Eliminar o sofrimento, não a vida!

Despenalizar ou legalizar a eutanásia é aumentar o desconforto dos idosos mais pobres, mais sozinhos, mais deprimidos e vulneráveis, que tenderão a questionar se não é tempo de deixarem de ser um fardo.

O PS sempre deu liberdade de voto e deixou [a eutanásia] à consciência de cada um dos deputados e, portanto, não tem uma posição de partida e não consta do programa de Governo.
António Costa, PÚBLICO, 24.09.2019

Verificando-se uma vontade de aprovar legislação que permita a eutanásia considero não poder ficar calado, porque, em certos momentos, calar é trair a nossa consciência. Deixo, aqui, algumas modestas notas.

Sou muito sensível às diferentes formas de sofrimento, com que são confrontados os mais vulneráveis, os mais velhos, os que têm doenças debilitantes, e creio que a ação política deve ter como um dos seus objetivos centrais erradicar o sofrimento evitável, mas considero que a eutanásia não é a resposta para o sofrimento, porque elimina não o sofrimento, mas a vida.

O sofrimento na doença e no morrer atinge os mais velhos, mas também crianças com doenças muito dolorosas, e encontra-se desigualmente distribuído em função dos níveis de rendimento. São os cidadãos dos países mais pobres a nível internacional os que têm mais elevados níveis de sofrimento na doença. Entre nós são os mais pobres que têm acesso a piores cuidados continuados, quando têm, que muitas vezes não têm acesso a cuidados paliativos e aos medicamentos que permitem combater e limitar a dor com mais eficácia.

A prioridade tem de ser generalizar o acesso a cuidados continuados e a cuidados paliativos para todos, apoiar a investigação científica em todas as áreas que permita combater a dor e combater as doenças que mais sofrimento provocam. Os progressos verificados no combate ao VIH/sida devem ser uma inspiração para combater o cancro e outras doenças que comportam imensa dor ou as que provocam progressiva perda de consciência. Acompanhamos os que pensam que não nos podemos resignar aos níveis de sofrimento atualmente existentes, ser possível fazer progressos científicos nestas áreas se isso for considerado politicamente prioritário e houver o investimento necessário e os que defendem que são necessárias políticas públicas na linha do atrás referido.

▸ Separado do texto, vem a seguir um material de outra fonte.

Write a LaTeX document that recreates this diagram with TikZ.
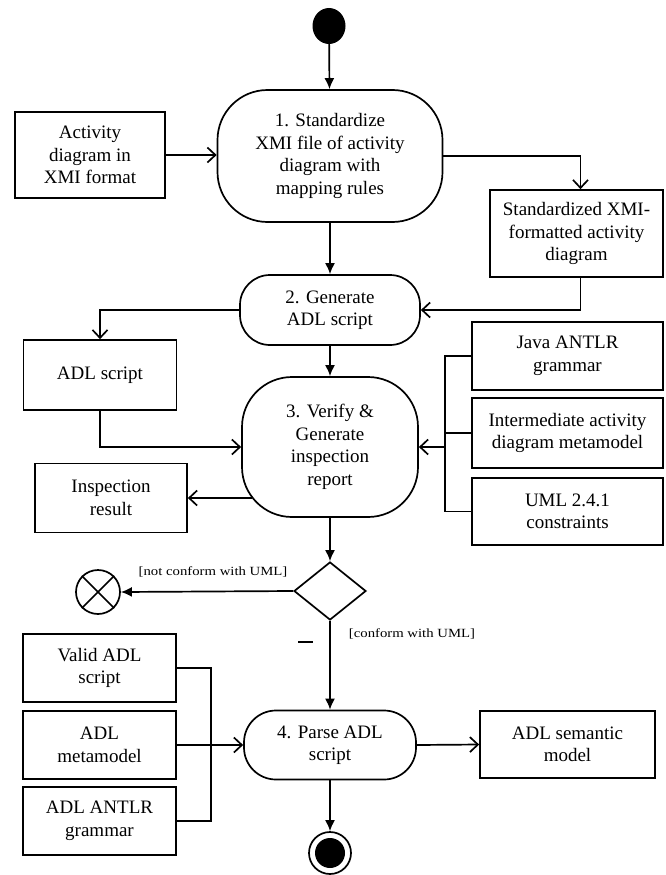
\documentclass[tikz,border=0pt]{standalone}
\usepackage{fontspec}
\setmainfont{Liberation Serif}
\newfontfamily\lblfont{Liberation Serif}[FakeStretch=1.18]
\usetikzlibrary{arrows.meta,shapes.geometric,calc}
\begin{document}
\begin{tikzpicture}[x=1pt,y=-1pt,
  lw/.style={line width=1.7pt},
  box/.style={draw,lw,rectangle,align=center,inner sep=0pt,font=\fontsize{19}{22.5}\selectfont},
  act/.style={draw,lw,align=center,inner sep=0pt,font=\fontsize{19}{22.5}\selectfont},
  flow/.style={lw,-{Latex[length=11pt,width=10pt]}},
  data/.style={lw,-{Straight Barb[length=8pt,width=15pt]}},
  lbl/.style={font=\lblfont\fontsize{12.5}{14}\selectfont,inner sep=0pt}
]
\useasboundingbox (0,0) rectangle (665,875);

% main flow nodes
\node[ellipse,fill,minimum width=33pt,minimum height=36pt,inner sep=0pt] (init) at (329,26) {};
\node[act,rounded corners=50pt,minimum width=225pt,minimum height=132pt] (n1) at (330,156)
  {1. Standardize\\XMI file of activity\\diagram with\\mapping rules};
\node[act,rounded corners=30pt,minimum width=180pt,minimum height=70pt] (n2) at (330,310)
  {2. Generate\\ADL script};
\node[act,rounded corners=50pt,minimum width=176pt,minimum height=140pt] (n3) at (330,447)
  {3. Verify \&\\Generate\\inspection\\report};
\node[draw,lw,diamond,minimum width=72pt,minimum height=58pt,inner sep=0pt] (dia) at (330,591) {};
\node[draw,lw,circle,minimum size=44pt,inner sep=0pt] (ff) at (98,592) {};
\node[act,rounded corners=32pt,minimum width=172pt,minimum height=69pt] (n4) at (330,745)
  {4. Parse ADL\\script};
\node[draw,lw,circle,minimum size=42pt,inner sep=0pt] (fin) at (330,853) {};
\fill (fin.center) circle (15pt);
\draw[lw] (ff.north west) -- (ff.south east);
\draw[lw] (ff.north east) -- (ff.south west);

% object boxes
\node[box,minimum width=150pt,minimum height=86pt] (actd) at (90,155) {Activity\\diagram in\\XMI format};
\node[box,minimum width=173pt,minimum height=87pt] (std) at (576.5,233.5) {Standardized XMI-\\formatted activity\\diagram};
\node[box,minimum width=153pt,minimum height=70pt] (adl) at (100,375) {ADL script};
\node[box,minimum width=191pt,minimum height=68pt] (java) at (567.5,356) {Java ANTLR\\grammar};
\node[box,minimum width=191pt,minimum height=70pt] (inter) at (567.5,433) {Intermediate activity\\diagram metamodel};
\node[box,minimum width=191pt,minimum height=67pt] (uml) at (567.5,511.5) {UML 2.4.1\\constraints};
\node[box,minimum width=152pt,minimum height=69pt] (insp) at (111,498) {Inspection\\result};
\node[box,minimum width=153pt,minimum height=68pt] (valid) at (99.5,668) {Valid ADL\\script};
\node[box,minimum width=153pt,minimum height=68pt] (meta) at (99.5,745) {ADL\\metamodel};
\node[box,minimum width=153pt,minimum height=68pt] (antlr) at (99.5,821) {ADL ANTLR\\grammar};
\node[box,minimum width=175pt,minimum height=67pt] (sem) at (567.5,744.5) {ADL semantic\\model};

% control flow
\draw[flow] (init) -- (n1);
\draw[flow] (n1) -- (n2);
\draw[flow] (n2) -- (n3);
\draw[flow] (n3) -- (dia);
\draw[flow] (dia.west) -- (ff.east);
\draw[flow] (dia) -- (n4);
\draw[flow] (n4) -- (fin);

% object flow
\draw[data] (actd.east) -- (actd.east -| n1.west);
\draw[data] (n1.east) -| ([xshift=4pt]std.north);
\draw[data] ([xshift=4pt]std.south) |- (n2.east);
\draw[data] (n2.west) -| (adl.north);
\draw[data] (adl.south) |- (n3.west);
\coordinate (bus) at (445,447);
\draw[lw] (java.west) -- (java.west -| bus) -- (uml.west -| bus) -- (uml.west);
\draw[lw] (inter.west) -- (inter.west -| bus);
\draw[data] (bus) -- (n3.east);
\draw[data] ([xshift=11pt]n3.west |- insp.east) -- (insp.east);
\coordinate (bus2) at (211,745);
\draw[lw] (valid.east) -- (valid.east -| bus2) -- (antlr.east -| bus2) -- (antlr.east);
\draw[data] (meta.east) -- (n4.west);
\draw[data] (n4.east) -- (sem.west);

% guards
\node[lbl] (g1) at (213,572) {[not conform with UML]};
\node[lbl] (g2) at (412,634) {[conform with UML]};
\draw[line width=2pt] (298,642) -- (313,642);
\end{tikzpicture}
\end{document}
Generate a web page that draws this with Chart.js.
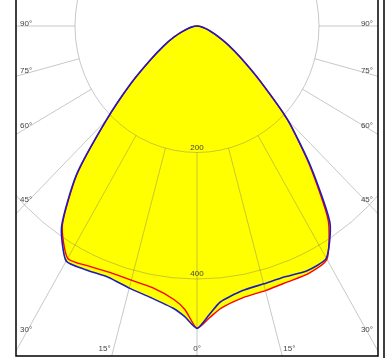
<!DOCTYPE html>
<html lang="en">
<head>
  <meta charset="UTF-8">
  <title>Light distribution</title>
  <script src="https://cdn.jsdelivr.net/npm/chart.js"></script>
  <style>
    html, body { margin: 0; padding: 0; background: #fff; }
    #ldc { display: block; }
  </style>
</head>
<body>
  <canvas id="ldc" width="387" height="359"></canvas>

  <script>
    // gamma angles in degrees, negative = left half of the plane
    const gamma = [-90, -85, -80, -75, -70, -65, -60, -55, -50, -45, -40, -35, -30, -25, -20, -15, -10, -5, -2.5,
                   0, 2.5, 5, 10, 15, 20, 25, 30, 35, 40, 45, 50, 55, 60, 65, 70, 75, 80, 85, 90];

    // luminous intensity (cd) for the two C-planes
    const planeC0 = [0, 3, 8, 15, 25, 42, 63, 93, 141, 209, 306, 385, 424, 419, 415, 416, 420, 434, 449,
                     478, 462, 448, 436, 433, 431, 432, 426, 375, 287, 210, 134, 87, 57, 36, 22, 13, 7, 3, 0];
    const planeC90 = [0, 3, 8, 15, 25, 42, 63, 93, 142, 210, 308, 387, 429, 426, 423, 429, 436, 448, 460,
                      478, 457, 438, 425, 422, 422, 427, 424, 380, 290, 211, 135, 88, 58, 36, 22, 13, 7, 3, 0];

    const ringValues = [200, 400];
    const spokeAngles = [-90, -75, -60, -45, -30, -15, 0, 15, 30, 45, 60, 75, 90];

    const rad = d => d * Math.PI / 180;
    const toXY = vals => vals.map((v, i) => ({ x: v * Math.sin(rad(gamma[i])), y: -v * Math.cos(rad(gamma[i])) }));

    const gridColor = 'rgba(110,110,110,0.38)';
    const labelFont = "8px 'Liberation Sans', Arial, sans-serif";
    const labelColor = '#444';

    // rings, spokes and ring values, drawn over the yellow fill but under the curves
    const polarGrid = {
      id: 'polarGrid',
      beforeDatasetsDraw(chart) {
        const { ctx, chartArea: a, scales: { x, y } } = chart;
        const cx = x.getPixelForValue(0), cy = y.getPixelForValue(0);
        ctx.save();
        ctx.beginPath();
        ctx.rect(a.left, a.top, a.right - a.left, a.bottom - a.top);
        ctx.clip();
        ctx.strokeStyle = gridColor;
        ctx.lineWidth = 1;
        ringValues.forEach(r => {
          const rx = x.getPixelForValue(r) - cx;
          const ry = cy - y.getPixelForValue(r);
          ctx.beginPath();
          ctx.ellipse(cx, cy, rx, ry, 0, 0, Math.PI * 2);
          ctx.stroke();
        });
        spokeAngles.forEach(g => {
          const s = Math.sin(rad(g)), c = Math.cos(rad(g));
          ctx.beginPath();
          ctx.moveTo(x.getPixelForValue(200 * s), y.getPixelForValue(-200 * c));
          ctx.lineTo(x.getPixelForValue(1200 * s), y.getPixelForValue(-1200 * c));
          ctx.stroke();
        });
        ctx.fillStyle = labelColor;
        ctx.font = labelFont;
        ctx.textAlign = 'center';
        ctx.textBaseline = 'bottom';
        ringValues.forEach(r => ctx.fillText(String(r), cx, y.getPixelForValue(-r) - 1));
        ctx.restore();
      },
      afterDraw(chart) {
        const { ctx, chartArea: a, scales: { x, y } } = chart;
        const cx = x.getPixelForValue(0), cy = y.getPixelForValue(0);
        ctx.save();
        ctx.fillStyle = labelColor;
        ctx.font = labelFont;
        spokeAngles.forEach(g => {
          const s = Math.sin(rad(g)), c = Math.cos(rad(g));
          const dx = x.getPixelForValue(s) - cx, dy = y.getPixelForValue(-c) - cy;
          const txt = Math.abs(g) + '°';
          // where does the spoke leave the frame?
          const tBottom = (a.bottom - cy) / dy;
          const bx = cx + dx * tBottom;
          if (dy > 0 && bx > a.left + 2 && bx < a.right - 2) {
            ctx.textBaseline = 'bottom';
            if (g === 0) { ctx.textAlign = 'center'; ctx.fillText(txt, bx, a.bottom - 3); }
            else if (g < 0) { ctx.textAlign = 'right'; ctx.fillText(txt, bx - 1, a.bottom - 3); }
            else { ctx.textAlign = 'left'; ctx.fillText(txt, bx + 1, a.bottom - 3); }
          } else {
            const lx = g < 0 ? a.left + 11 : a.right - 11;
            const ly = Math.min(cy + dy * ((lx - cx) / dx), a.bottom - 20);
            ctx.textBaseline = 'middle';
            ctx.textAlign = g < 0 ? 'left' : 'right';
            ctx.fillText(txt, g < 0 ? a.left + 4 : a.right - 5, ly - 2);
          }
        });
        // frame
        ctx.strokeStyle = '#000';
        ctx.lineWidth = 1.5;
        ctx.beginPath();
        ctx.moveTo(a.left, a.top);
        ctx.lineTo(a.left, a.bottom);
        ctx.lineTo(a.right, a.bottom);
        ctx.lineTo(a.right, a.top);
        ctx.moveTo(a.right + 6, a.top);
        ctx.lineTo(a.right + 6, a.bottom + 2);
        ctx.stroke();
        ctx.restore();
      }
    };

    new Chart(document.getElementById('ldc'), {
      type: 'scatter',
      data: {
        datasets: [
          {
            label: 'C90-C270',
            data: toXY(planeC90),
            showLine: true,
            borderColor: '#1c1cc4',
            borderWidth: 1.6,
            backgroundColor: '#ffff00',
            fill: 'shape',
            pointRadius: 0,
            tension: 0.2
          },
          {
            label: 'C0-C180',
            data: toXY(planeC0),
            showLine: true,
            borderColor: '#ff0000',
            borderWidth: 1.4,
            backgroundColor: '#ffff00',
            fill: 'shape',
            pointRadius: 0,
            tension: 0.2
          }
        ]
      },
      options: {
        responsive: false,
        animation: false,
        devicePixelRatio: 1,
        layout: { padding: { left: 16, right: 9, top: 0, bottom: 3 } },
        scales: {
          x: { type: 'linear', min: -296.7, max: 296.7, display: false },
          y: { type: 'linear', min: -521.7, max: 41.1, display: false }
        },
        plugins: {
          legend: { display: false },
          tooltip: { enabled: false },
          filler: { drawTime: 'beforeDatasetsDraw' }
        }
      },
      plugins: [polarGrid]
    });
  </script>
</body>
</html>
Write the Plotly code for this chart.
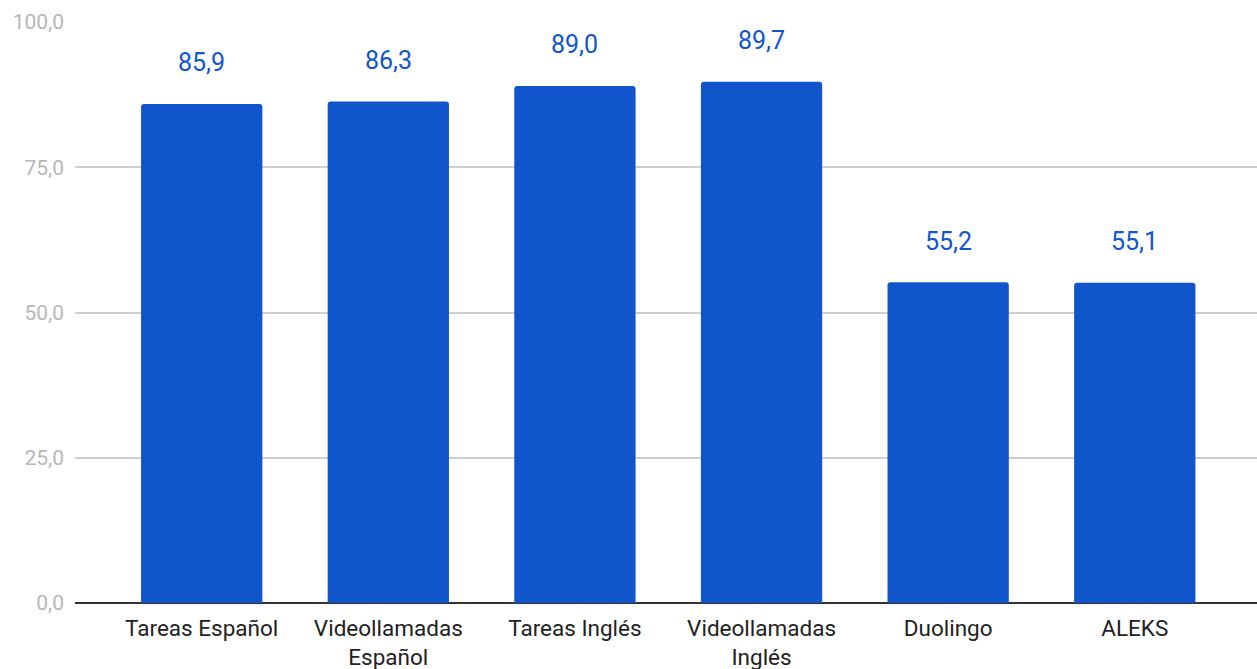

Neste contexto, despenalizar ou legalizar a eutanásia é aumentar o desconforto dos idosos mais pobres, mais sozinhos, mais deprimidos e vulneráveis, que tenderão a questionar se não é tempo de deixarem de ser um fardo, se não estão a mais para os serviços públicos, para as famílias, se não estão a comprometer o desempenho e o progresso social dos seus filhos e netos.

A eutanásia não se confunde com a boa morte, nem com outras realidades e conceitos, como a obstinação terapêutica (distanásia), as decisões de não tratamento devido à futilidade terapêutica ou devido a pedido voluntário e competente dessa pessoa, a sedação paliativa ou mesmo com o suicídio assistido.

Quando falo de eutanásia refiro-me ao ato em que um médico (ou outra pessoa) mata intencionalmente uma pessoa através da administração de fármacos, a pedido voluntário e competente dessa pessoa.

Tornar a eutanásia legal em certos casos, que muitos já se apressam a considerar demasiado limitados, teria um efeito performativo nas nossas conceções quotidianas sobre a morte e o morrer e viola, em meu entender, o artigo 24.º (Direito à vida) da Constituição da República. Por tudo o que sumariamente referi, sou contra dar a outrem o poder de matar, mesmo que a pedido voluntário e competente dessa pessoa.

A nossa liberdade de opção, na morte como na vida, é sempre condicionada pelas circunstâncias em que se exerce e considero que a realidade social existente, incluindo as dificuldades de muitas famílias e dos idosos sozinhos, pressiona muitos cidadãos a resignarem-se a terminar prematuramente a vida, não por opção, mas para não se sentirem ou serem tratados como um fardo.

É uma pesada responsabilidade a dos deputados ao legislarem sobre esta matéria. Devem agir em consciência, da forma mais informada possível e estando atentos à situação e às necessidades de uma população cada vez mais envelhecida, em grande número pobre e vulnerável, mas cuja vida não é descartável.

Estão todos empenhados na procura das melhores soluções, mas elas não se equivalem e os cidadãos e os eleitores que consideram que o que faz falta hoje é eliminar o sofrimento e não a vida, assegurar cuidados paliativos e de qualidade para todos e apostar na investigação científica e no investimento público contra o sofrimento evitável, não consideram que a eutanásia seja uma boa solução.

A minha posição é muito clara: sou contra a eutanásia, mas também sou contra o referendo. A vida não é referendável, e um eventual referendo não permitiria debater com seriedade esta questão.